Once picked they must be pressed asap or they begin to deteriorate and lose important levels of acidity. The frantoio or olive mill is a buzz of activity and each person watches their own olives being processed, checking every stage. First they are cleaned and leaves removed, although a few left in will add to the flavour, so I am told! Then they disappear up a conveyer belt to be crushed, by huge rolling millstones. The mush is then spread on huge discs and pressed in layers to squeeze out all the water.
Finally the water is separated from the oil which eventually pours slowly out into the containers. The amount of oil that pours out is precisely measured and your ‘resa’ ( yield or amount of oil per 100 kilo)is calculated. Ours is always high, but we don’t brag. After all, we are foreigners and thus whisper the 18 ‘resa’ quietly to ourselves. This year due to an extraordinary dry summer, our resa is only 14 but still higher than others so we keep quiet whilst in the mill and congratulate ourselves later in private, whilst tasting it with toasted bread.

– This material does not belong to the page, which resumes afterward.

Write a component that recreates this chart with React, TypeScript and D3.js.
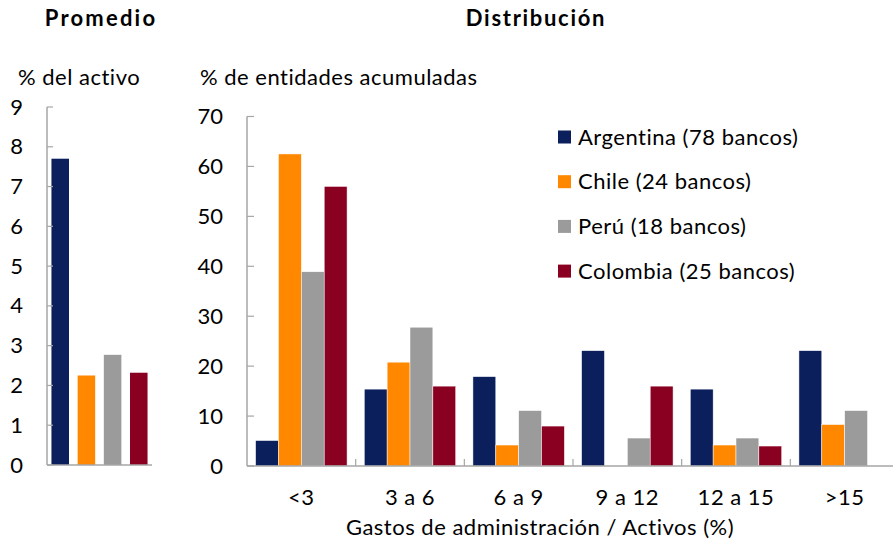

Tasting olive oil correctly is something we’ve learnt, alongside guests with Tiziano who is the local expert. He places various oils in tiny cups. We hold them in our hands, first breathing in the aroma, writing down our thoughts. Then sipping them pure or rather slurping them on our tongue and ticking a list of whether it reminds us of fresh grass, or …………… Its like a wine tasting and Italy is now realising that oils like wines can be expertly assessed and scaled. Single estate olive oils from one farm, and perhaps from one type of olive tree is becoming a foodie thing.